The magic here is that you’re not just grepping text files. CloudWatch automatically parses common log formats (like JSON, Vended Logs from AWS services, or even your custom stuff if you help it out) into structured fields. Suddenly, that string of text becomes a queryable row. It’s the difference between looking for a needle in a haystack and having a magnet.
The Basic Anatomy of a Query
Every query follows a simple pattern: you fields what you want to see, you filter down the mountain of logs to the ones you care about, and you sort and limit the results so you don’t melt your browser. The stats command is where the real power lies, letting you aggregate and calculate like a pro.
Let’s say you have a Lambda function spitting out JSON logs. A simple query to find all errors would look like this:
fields @timestamp, @message, @logStream
| filter @message like /ERROR/
| sort @timestamp desc
| limit 20
But that’s brute force. Since your logs are structured JSON, you can do better. Let’s assume your log event has a level field and a requestId field.
fields @timestamp, @message, requestId
| filter level = "ERROR"
| sort @timestamp desc
| limit 20
See the difference? No regex needed. We’re querying on a discrete field. This is why structuring your logs (hint: just print JSON) is the single biggest favor you can do for your future self.
Aggregating with stats - This is Where You Earn Your Pay
The stats command is the workhorse. You can group by any field and calculate counts, averages, percentiles—the usual suspects. Let’s find the number of errors per log stream in the last hour.
filter level = "ERROR"
| stats count() by @logStream
Want to see the average duration of your Lambda requests, but only for successful ones? Easy, assuming you have a duration field.
filter level = "INFO" and duration > 0
| stats avg(duration) by bin(5m)
That bin(5m) is crucial.

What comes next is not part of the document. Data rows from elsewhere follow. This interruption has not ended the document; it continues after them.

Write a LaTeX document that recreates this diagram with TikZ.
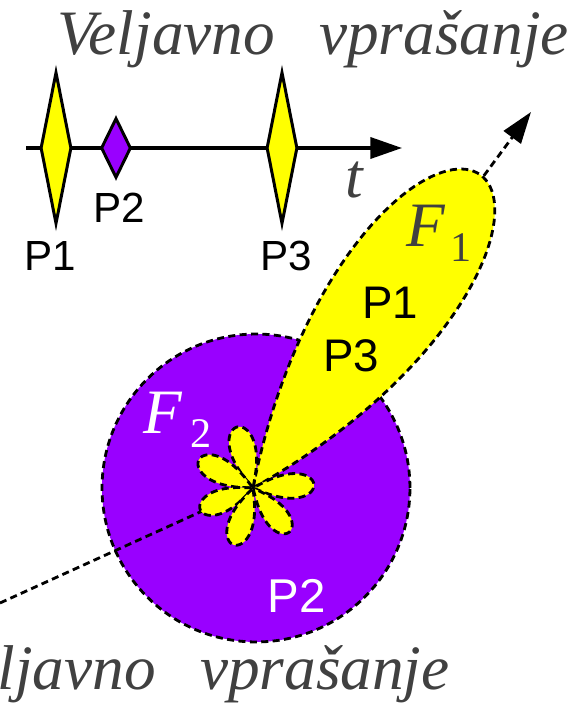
\documentclass[tikz,border=0pt]{standalone}
\usepackage{fontspec}
\setmainfont{Liberation Serif}
\newfontfamily\arialfont{Liberation Sans}
\usetikzlibrary{shapes.geometric, arrows.meta, positioning}
\definecolor{Pulse}{HTML}{FFFF00}
\definecolor{Violet}{HTML}{9900FF}
\definecolor{Ink}{HTML}{404040}

\begin{document}
\begin{tikzpicture}[x=0.02cm, y=0.02cm,
  pulse/.style={shape=diamond, draw, line width=1.7pt, inner sep=0pt, minimum width=0.62cm},
  lbl/.style={font=\arialfont\fontsize{#1}{#1}\selectfont, inner sep=0pt}, lbl/.default=24,
  big/.style={font=\itshape\fontsize{36}{36}\selectfont, text=Ink, inner sep=0pt},
  dsh/.style={line width=1.6pt, dash pattern=on 4pt off 2.5pt}]
  \useasboundingbox (0,0) rectangle (585,708);
  \node (title) [big, anchor=base east] at (569,653) {Veljavno\hspace{0.7em}vprašanje};
  \node (ground) [big, anchor=base east] at (450,18) {ljavno\hspace{0.7em}vprašanje};

  \coordinate (tstart) at (26,560);
  \coordinate (tend) at (402,560);
  \draw[line width=1.9pt, -{Triangle[length=18pt, width=12pt]}] (tstart) -- (tend);
  \node (p1) [pulse, fill=Pulse, minimum height=3.04cm] at (56,560) {};
  \node (p2) [pulse, fill=Violet, minimum width=0.6cm, minimum height=1.2cm] at (116,560) {};
  \node (p3) [pulse, fill=Pulse, minimum height=3.04cm] at (282,560) {};
  \node (l1) [lbl] at (50,452) {P1};
  \node (l2) [lbl] at (119,500) {P2};
  \node (l3) [lbl] at (286,452) {P3};
  \node (t) [big, anchor=base west] at (345,510) {t};

  \node (f2) [circle, fill=Violet, draw, dsh, minimum size=6.16cm, inner sep=0pt] at (256,220) {};
  \coordinate (o) at (253,220);
  \coordinate (lo) at (0,105);
  \coordinate (hi) at (531,596);
  \draw[dsh] (lo) -- (o);
  \draw[dsh, -{Triangle[length=18pt, width=12pt]}] (o) -- (hi);
  \draw[dsh, fill=Pulse, shift={(o)}, rotate=54] plot[domain=-22.5:22.5, samples=91]
    ({387*cos(4*\x)*cos(\x)}, {1.12*387*cos(4*\x)*sin(\x)}) -- cycle;
  \foreach \a/\r in {3/61, 104.6/63, 152.5/61, 202.4/57, 251.1/60, 309.4/57}
    \draw[dsh, fill=Pulse, shift={(o)}, rotate=\a] plot[domain=-25.7:25.7, samples=61]
      (\x:{\r*(cos(3.5*\x)+0.0005)^0.55}) -- cycle;

  \node (f1lbl) [big, anchor=base west] at (406,461) {F\kern2.9pt\raisebox{-8.5pt}{\upshape\fontsize{24}{24}\selectfont 1}};
  \node (f2lbl) [big, text=white, anchor=base west] at (143,275) {F\kern5pt\raisebox{-8pt}{\upshape\fontsize{24}{24}\selectfont 2}};
  \node (q1) [lbl=26] at (390,405) {P1};
  \node (q3) [lbl=26] at (351,352) {P3};
  \node (q2) [lbl=27, text=white] at (297,112) {P2};
\end{tikzpicture}
\end{document}
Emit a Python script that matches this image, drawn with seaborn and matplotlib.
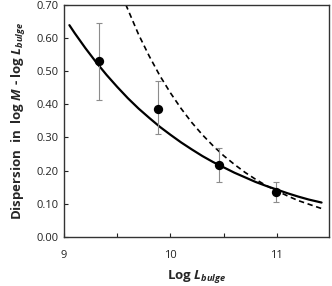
import matplotlib
matplotlib.use("Agg")
import matplotlib.pyplot as plt
import numpy as np
import pandas as pd
import seaborn as sns

# measured dispersion points with error bars
log_l = [9.33, 9.88, 10.46, 10.99]
disp = [0.530, 0.387, 0.216, 0.136]
err_lo = [0.118, 0.078, 0.051, 0.030]
err_hi = [0.116, 0.083, 0.051, 0.029]

# solid curve
solid_x = [9.05, 9.1, 9.2, 9.3, 9.4, 9.5, 9.6, 9.7, 9.8, 9.9, 10.0, 10.1, 10.2,
           10.3, 10.4, 10.5, 10.6, 10.7, 10.8, 10.9, 11.0, 11.1, 11.2, 11.3, 11.42]
solid_y = [0.638, 0.614, 0.569, 0.527, 0.488, 0.452, 0.418, 0.387, 0.359, 0.332,
           0.308, 0.285, 0.264, 0.244, 0.226, 0.210, 0.194, 0.180, 0.166, 0.154,
           0.143, 0.132, 0.122, 0.113, 0.104]

# dashed curve
dash_x = [9.58, 9.7, 9.8, 9.9, 10.0, 10.1, 10.2, 10.3, 10.4, 10.5, 10.6, 10.7,
          10.8, 10.9, 11.0, 11.1, 11.2, 11.3, 11.42]
dash_y = [0.700, 0.610, 0.545, 0.486, 0.434, 0.387, 0.345, 0.308, 0.275, 0.245,
          0.219, 0.195, 0.174, 0.155, 0.139, 0.124, 0.110, 0.099, 0.086]

sns.set_style("ticks")
plt.rcParams["font.family"] = ["Open Sans", "DejaVu Sans"]
plt.rcParams["mathtext.fontset"] = "custom"
plt.rcParams["mathtext.it"] = "Open Sans:italic:bold"
plt.rcParams["mathtext.rm"] = "Open Sans:bold"
plt.rcParams["mathtext.bf"] = "Open Sans:bold"

fig = plt.figure(figsize=(3.32, 2.86), dpi=100)
ax = fig.add_axes([0.193, 0.171, 0.798, 0.813])

sns.lineplot(x=dash_x, y=dash_y, ax=ax, color="black", lw=1.2,
             linestyle=(0, (3.2, 2.2)), sort=False)
sns.lineplot(x=solid_x, y=solid_y, ax=ax, color="black", lw=1.6, sort=False)

ax.errorbar(log_l, disp, yerr=[err_lo, err_hi], fmt="none", ecolor="#8c8c8c",
            elinewidth=0.8, capsize=2.2, capthick=0.8, zorder=3)
sns.scatterplot(x=log_l, y=disp, ax=ax, color="black", s=45, edgecolor="black",
                linewidth=0, zorder=4)

ax.set_xlim(9, 11.49)
ax.set_ylim(0, 0.70)
ax.set_xticks([9, 10, 11])
ax.set_xticks([9.5, 10.5], minor=True)
ax.set_yticks(np.arange(0, 0.71, 0.1))
ax.set_yticklabels([f"{v:.2f}" for v in np.arange(0, 0.71, 0.1)])
ax.tick_params(which="both", direction="in", length=3, width=0.8, labelsize=8,
               colors="#222222", pad=4)
ax.tick_params(axis="x", pad=9)

for s in ax.spines.values():
    s.set_visible(True)
    s.set_color("#333333")
    s.set_linewidth(1.0)

ax.set_xlabel(r"Log $L_{bulge}$", fontsize=9.5, fontweight="bold", labelpad=5)
ax.set_ylabel(r"Dispersion  in  log $M$ - log $L_{bulge}$", fontsize=9.5,
              fontweight="bold", labelpad=6)

fig.savefig("out.png", dpi=100)
plt.close(fig)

It groups your data into 5-minute time buckets, giving you a time series right there in your results.
The Quirks and Rough Edges
Now, the part the official docs politely ignore. First, the language is case-sensitive. fields works, FIELDS will give you a cryptic syntax error. It’s a small thing that will bite you at 3 AM.
Second, the parsing isn’t psychic. If your application logs plain text like [ERROR] Failed to connect to database, you’ll be stuck using regex patterns in your filter clauses forever. The parse command can help rescue you from this hell. It lets you use a glob pattern to rip fields out of unstructured messages.
fields @message
| parse @message "[*] *" as logLevel, errorMessage
| filter logLevel = "ERROR"
| display errorMessage
It’s a lifeline, but it’s clunky. Just log JSON. I’m not kidding.
Third, and this is a big one, the query time range is your secret weapon. The service only scans logs within the time range you set in the console UI. Need to query faster? Make the time range smaller. The scan is what costs you money and time, so be surgical. Don’t run a query over 30 days if you’re just debugging yesterday’s deploy.
Finally, remember this is a query language, not a database. You can’t JOIN across log groups. Each query runs against a single log group (or a set of them). If you need to correlate events from different sources, you’ll be exporting to S3 and using something like Athena. It’s the classic AWS trade-off: incredibly fast and integrated for a specific scope, but a walled garden.
Use it for what it’s brilliant at: rapid, ad-hoc investigation and building those critical dashboards that tell you the why behind your metrics. Stop guessing. Start querying.